Three ways to read data#
GetItem — exact lookup by primary key
GetItem(TableName: "likes", Key: { user_id: 42, created_at: "2024-01-07" })
→ returns exactly one row
→ pure hashmap mode — partition key + sort key → one record
Query — range scan within a partition
Query(
TableName: "likes",
KeyConditionExpression: "user_id = 42 AND created_at BETWEEN '2024-01-01' AND '2024-01-31'"
)
→ hashes user_id=42 → goes to Server 3
→ range scan on created_at within that partition
→ returns all matching rows in order
Scan — reads every row in the entire table
Scan(TableName: "likes")
→ hits every partition, every server
→ reads everything
→ extremely expensive, slow, almost never appropriate in production
Never use Scan in production. It reads the entire table regardless of size. If you find yourself needing a Scan, your data model is wrong — you need a GSI instead.
The range query is always anchored to one partition#
This is the key constraint to internalise. The BETWEEN range in a Query only works within a single partition. You must always specify an exact partition key first.
✓ "Give me all likes by user 42 in January"
→ partition key fixed (user_id=42), range on sort key (created_at)
✗ "Give me all users who liked posts in January"
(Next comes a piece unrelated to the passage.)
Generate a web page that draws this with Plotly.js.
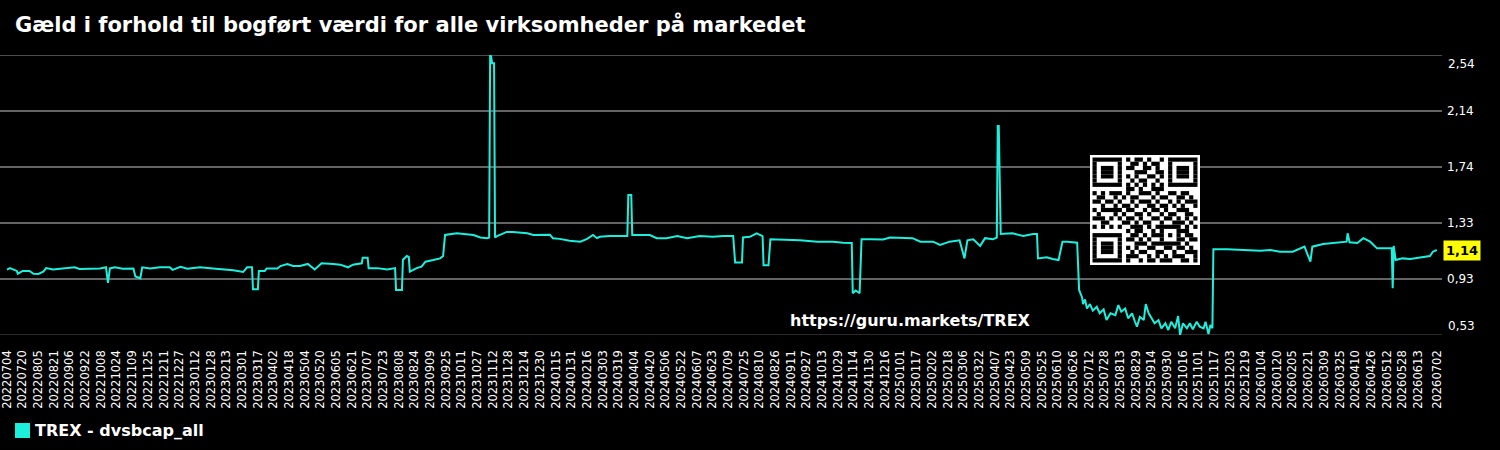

→ no fixed partition key — would need to scan every partition
For the second query, you need a different access pattern — which is what GSI solves.
Global Secondary Index (GSI)#
A GSI is a second copy of your data, stored with a different partition key and sort key. It lets you query by dimensions that aren't your primary key.
Example: Your primary table is likes with user_id as partition key. That's great for "all likes by user 42." But now you need "all likes on post 123."
Without a GSI, you'd have to scan the entire table.
With a GSI:
DynamoDB maintains the GSI automatically. Every write to the primary table propagates to the GSI asynchronously.
What GSI actually costs you#
Storage — DynamoDB stores a second copy of the projected attributes. Double the storage for a full projection.
Write cost — every write to the primary table triggers a write to the GSI. Two writes billed, not one.
Consistency — GSI reads are always eventually consistent. Even if you request a strongly consistent read on the primary table, the GSI can be slightly behind.
Primary table write → GSI updated async → GSI might lag by milliseconds
→ GSI reads are eventually consistent, no exception
This is the trade-off: you can add a GSI to answer any access pattern, but every GSI adds write cost and eventual consistency.
When to add a GSI vs rethink your data model#
GSI is the right call when you genuinely have two different access patterns on the same data:
"give me all likes by user" → primary table, partition key = user_id
"give me all likes on post" → GSI, partition key = post_id
But sometimes the right answer is to store the data twice in two separate tables, each modelled for one access pattern. Cheaper than a GSI if the two access patterns have very different traffic.
Interview framing
"DynamoDB's primary key only supports range queries within a partition. For cross-partition queries I'd add a GSI with the new dimension as the partition key — accepts the trade-off of eventual consistency on the index and double the write cost."